Listed entries:
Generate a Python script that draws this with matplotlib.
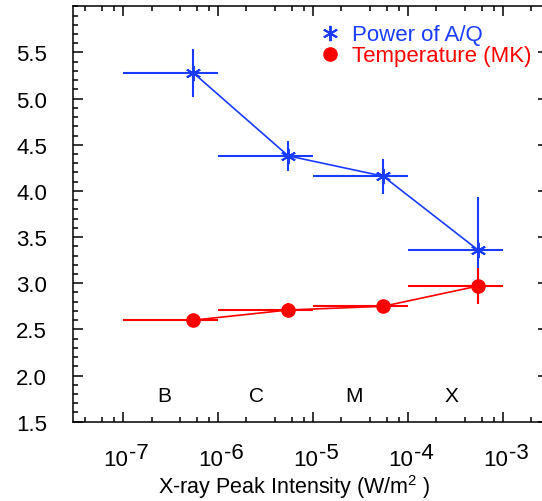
import numpy as np
import matplotlib
matplotlib.use("Agg")
import matplotlib.pyplot as plt
from matplotlib.lines import Line2D
from matplotlib.ticker import LogLocator, MultipleLocator, FixedLocator, NullFormatter

plt.rcParams['font.family'] = ['Liberation Sans', 'DejaVu Sans']
plt.rcParams['mathtext.fontset'] = 'custom'
plt.rcParams['mathtext.rm'] = 'Liberation Sans'
plt.rcParams['mathtext.it'] = 'Liberation Sans'

# ---- data ----
class_names = ['B', 'C', 'M', 'X']
class_lo = [1e-7, 1e-6, 1e-5, 1e-4]
class_hi = [1e-6, 1e-5, 1e-4, 1e-3]
peak_x = [5.5e-7, 5.5e-6, 5.5e-5, 5.5e-4]

aq_power = [5.28, 4.38, 4.16, 3.36]
aq_err = [0.26, 0.16, 0.19, 0.57]

temp_mk = [2.60, 2.71, 2.75, 2.97]
temp_err = [0.03, 0.08, 0.04, 0.19]

class_label_x = [2.72e-7, 2.57e-6, 2.69e-5, 2.9e-4]
class_label_y = 1.78

xtick_exponents = [-7, -6, -5, -4, -3]

blue = '#1a3cff'
red = '#ff0000'

fig = plt.figure(figsize=(5.42, 5.02), dpi=100)
ax = fig.add_axes([73.3/542, 79.3/502, (548-73.3)/542, (494.7-79.3)/502])

x = np.array(peak_x)
xerr = np.array([x - np.array(class_lo), np.array(class_hi) - x])

ax.errorbar(x, aq_power, xerr=xerr, yerr=aq_err, fmt='none', ecolor=blue,
            elinewidth=1.5, capsize=0, zorder=2)
ax.plot(x, aq_power, color=blue, lw=1.2, marker=(6, 2, 0), ms=11, mew=1.4,
        zorder=3)

ax.errorbar(x, temp_mk, xerr=xerr, yerr=temp_err, fmt='none', ecolor=red,
            elinewidth=1.5, capsize=0, zorder=4)
ax.plot(x, temp_mk, color=red, lw=1.2, marker='o', ms=9.5, zorder=5)

for name, lx in zip(class_names, class_label_x):
    ax.text(lx, class_label_y, name, ha='center', va='center', fontsize=15)

ax.set_xscale('log')
ax.set_xlim(3e-8, 3e-3)
ax.set_ylim(1.5, 6.0)

ax.xaxis.set_major_locator(LogLocator(base=10, numticks=20))
ax.xaxis.set_minor_locator(LogLocator(base=10, subs=[2, 4, 6, 8], numticks=20))
ax.xaxis.set_major_formatter(NullFormatter())
ax.xaxis.set_minor_formatter(NullFormatter())
ax.yaxis.set_major_locator(FixedLocator(np.arange(1.5, 5.51, 0.5)))
ax.yaxis.set_minor_locator(MultipleLocator(0.1))
ax.yaxis.set_major_formatter(plt.FuncFormatter(lambda v, p: f'{v:.1f}'))

ax.tick_params(which='both', direction='in', top=True, right=True,
               width=1.1, colors='black')
ax.tick_params(which='major', length=7.5)
ax.tick_params(which='minor', length=3.8)
ax.tick_params(axis='y', which='major', labelsize=16, pad=19)
for sp in ax.spines.values():
    sp.set_linewidth(1.1)

# x tick labels: "10" with a full-size raised exponent
for e in xtick_exponents:
    ax.annotate('10', xy=(10.0**e, 0), xycoords=('data', 'axes fraction'),
                xytext=(5.5, -43.5), textcoords='offset pixels',
                ha='right', va='baseline', fontsize=16, annotation_clip=False)
    ax.annotate(f'-{-e}', xy=(10.0**e, 0), xycoords=('data', 'axes fraction'),
                xytext=(6.5, -36.5), textcoords='offset pixels',
                ha='left', va='baseline', fontsize=16, annotation_clip=False)

ax.set_xlabel('X-ray Peak Intensity (W/m$^2$ )', fontsize=15.5, labelpad=0)
ax.xaxis.set_label_coords(0.465, -0.121)

handles = [Line2D([], [], color=blue, ls='none', marker=(6, 2, 0), ms=11, mew=1.4),
           Line2D([], [], color=red, ls='none', marker='o', ms=9.5)]
leg = ax.legend(handles, ['Power of A/Q', 'Temperature (MK)'], loc='upper left',
                bbox_to_anchor=(0.4976, 0.978), frameon=False, fontsize=16,
                handlelength=1.0, handletextpad=0.5, labelspacing=0.0,
                borderaxespad=0)
for t, c in zip(leg.get_texts(), [blue, red]):
    t.set_color(c)

fig.savefig('out.png', dpi=100)
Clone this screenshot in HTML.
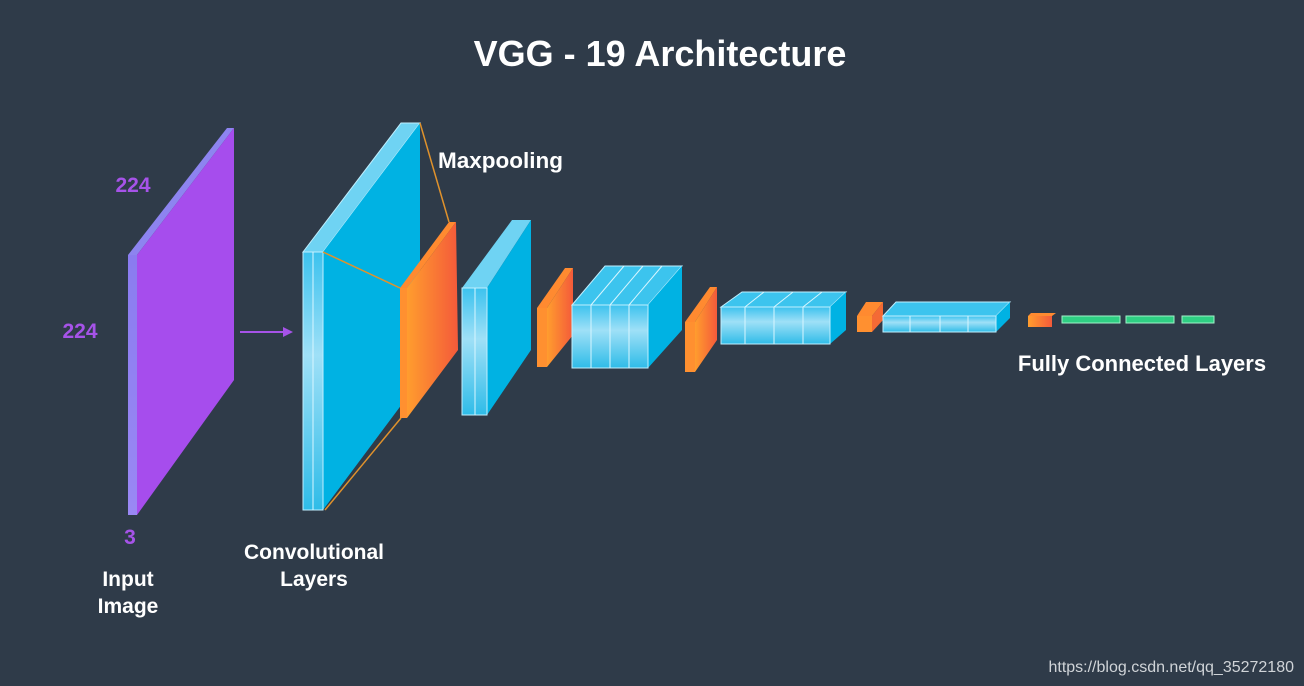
<!DOCTYPE html>
<html><head><meta charset="utf-8"><style>
html,body{margin:0;padding:0;background:#2f3b49;width:1304px;height:686px;overflow:hidden}
svg{display:block}
text{font-family:"Liberation Sans","DejaVu Sans",sans-serif;font-weight:bold}
</style></head><body>
<svg width="1304" height="686" viewBox="0 0 1304 686" xmlns="http://www.w3.org/2000/svg">
<defs>
<linearGradient id="org" x1="0" x2="1" y1="0" y2="0"><stop offset="0" stop-color="#ff9d2e"/><stop offset="1" stop-color="#f45a3a"/></linearGradient>
<linearGradient id="strip" x1="0" x2="0" y1="0" y2="1"><stop offset="0" stop-color="#3cc2ee"/><stop offset="0.4" stop-color="#9fe0f7"/><stop offset="1" stop-color="#2fbce8"/></linearGradient>
<linearGradient id="pstrip" x1="0" x2="0" y1="0" y2="1"><stop offset="0" stop-color="#8a7cf0"/><stop offset="1" stop-color="#9a88f4"/></linearGradient>
</defs>
<rect width="1304" height="686" fill="#2f3b49"/>
<text x="660" y="66" font-size="36" fill="#fff" text-anchor="middle">VGG - 19 Architecture</text>

<polygon points="128,255 227,128 234,128 137,255" fill="#8d84f0"/>
<polygon points="137,255 234,128 234,380 137,515" fill="#a64ded"/>
<rect x="128" y="255" width="9" height="260" fill="url(#pstrip)"/>
<text x="133" y="192" font-size="21" fill="#a653e8" text-anchor="middle">224</text>
<text x="80" y="338" font-size="21" fill="#a653e8" text-anchor="middle">224</text>
<text x="130" y="544" font-size="21" fill="#a653e8" text-anchor="middle">3</text>
<text x="128" y="586" font-size="21" fill="#fff" text-anchor="middle">Input</text>
<text x="128" y="613" font-size="21" fill="#fff" text-anchor="middle">Image</text>
<line x1="240" y1="332" x2="285" y2="332" stroke="#a653e8" stroke-width="2"/>
<polygon points="283,327 293,332 283,337" fill="#a653e8"/>

<polygon points="303,252 401,123 420,123 323,252" fill="#6fd3f3" stroke="#bfefff" stroke-width="1"/>
<polygon points="323,252 420,123 420,380 323,510" fill="#00b2e3"/>
<rect x="303" y="252" width="20" height="258" fill="url(#strip)" stroke="#bfefff" stroke-width="1"/>
<line x1="313" y1="252" x2="313" y2="510" stroke="#d8f6ff" stroke-width="1"/>
<line x1="420" y1="123" x2="449" y2="222" stroke="#e0922c" stroke-width="1.5"/>
<line x1="323" y1="252" x2="400" y2="288" stroke="#e0922c" stroke-width="1.5"/>
<line x1="325" y1="510" x2="401" y2="418" stroke="#e0922c" stroke-width="1.5"/>
<polygon points="400,288 449,222 456,222 407,288" fill="#ff8a30"/>
<polygon points="407,288 456,222 458,350 407,418" fill="url(#org)"/>
<rect x="400" y="288" width="7" height="130" fill="#ff9030"/>
<text x="438" y="168" font-size="22.5" fill="#fff">Maxpooling</text>
<text x="314" y="559" font-size="21" fill="#fff" text-anchor="middle">Convolutional</text>
<text x="314" y="586" font-size="21" fill="#fff" text-anchor="middle">Layers</text>

<polygon points="462,288 512,220 531,220 487,288" fill="#6fd3f3"/>
<polygon points="487,288 531,220 531,350 487,415" fill="#00b2e3"/>
<rect x="462" y="288" width="25" height="127" fill="url(#strip)" stroke="#bfefff" stroke-width="1"/>
<line x1="475" y1="288" x2="475" y2="415" stroke="#d8f6ff"/>
<polygon points="537,308 565,268 573,268 547,308" fill="#ff8a30"/>
<polygon points="547,308 573,268 573,335 547,367" fill="url(#org)"/>
<rect x="537" y="308" width="10" height="59" fill="#ff9030"/>

<polygon points="572,305 605,266 682,266 648,305" fill="#3cc4ee" stroke="#bfefff"/>
<polygon points="648,305 682,266 682,330 648,368" fill="#00b2e3"/>
<rect x="572" y="305" width="76" height="63" fill="url(#strip)" stroke="#bfefff"/>
<g stroke="#d8f6ff"><line x1="591" y1="305" x2="591" y2="368"/><line x1="610" y1="305" x2="610" y2="368"/><line x1="629" y1="305" x2="629" y2="368"/>
<line x1="591" y1="305" x2="624" y2="266"/><line x1="610" y1="305" x2="643" y2="266"/><line x1="629" y1="305" x2="662" y2="266"/></g>
<polygon points="685,322 710,287 717,287 695,322" fill="#ff8a30"/>
<polygon points="695,322 717,287 717,340 695,372" fill="url(#org)"/>
<rect x="685" y="322" width="10" height="50" fill="#ff9030"/>

<polygon points="721,307 742,292 846,292 830,307" fill="#3cc4ee" stroke="#bfefff"/>
<polygon points="830,307 846,292 846,330 830,344" fill="#00b2e3"/>
<rect x="721" y="307" width="109" height="37" fill="url(#strip)" stroke="#bfefff"/>
<g stroke="#d8f6ff"><line x1="745" y1="307" x2="745" y2="344"/><line x1="774" y1="307" x2="774" y2="344"/><line x1="803" y1="307" x2="803" y2="344"/>
<line x1="745" y1="307" x2="764" y2="292"/><line x1="774" y1="307" x2="793" y2="292"/><line x1="803" y1="307" x2="822" y2="292"/></g>
<polygon points="857,316 866,302 883,302 872,316" fill="#ff8a30"/>
<polygon points="872,316 883,302 883,320 872,332" fill="#f46a35"/>
<rect x="857" y="316" width="15" height="16" fill="#ff9030"/>

<polygon points="883,316 896,302 1010,302 996,316" fill="#3cc4ee" stroke="#bfefff"/>
<polygon points="996,316 1010,302 1010,318 996,332" fill="#00b2e3"/>
<rect x="883" y="316" width="113" height="16" fill="url(#strip)" stroke="#bfefff"/>
<g stroke="#d8f6ff"><line x1="910" y1="316" x2="910" y2="332"/><line x1="940" y1="316" x2="940" y2="332"/><line x1="968" y1="316" x2="968" y2="332"/></g>
<polygon points="1028,316 1031,313 1056,313 1052,316" fill="#ff8a30"/>
<rect x="1028" y="316" width="24" height="11" fill="url(#org)"/>
<rect x="1062" y="316" width="58" height="7" fill="#2fcf83" stroke="#9ff0c8"/>
<rect x="1126" y="316" width="48" height="7" fill="#2fcf83" stroke="#9ff0c8"/>
<rect x="1182" y="316" width="32" height="7" fill="#2fcf83" stroke="#9ff0c8"/>
<text x="1142" y="371" font-size="22" fill="#fff" text-anchor="middle">Fully Connected Layers</text>

<text x="1294" y="672" font-size="16" fill="#d0d4d8" text-anchor="end" style="font-weight:normal">https://blog.csdn.net/qq_35272180</text>
</svg>
</body></html>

Job:
Repeat, word for word and with no pictures, only the lines running from the beginning of the data to the line that contains "from matplotlib.ticker import".

Full output:
Generate a Python script that draws this with matplotlib.
import numpy as np
import matplotlib
matplotlib.use("Agg")
import matplotlib.pyplot as plt
from matplotlib.lines import Line2D
from matplotlib.ticker import LogLocator, MultipleLocator, FixedLocator, NullFormatter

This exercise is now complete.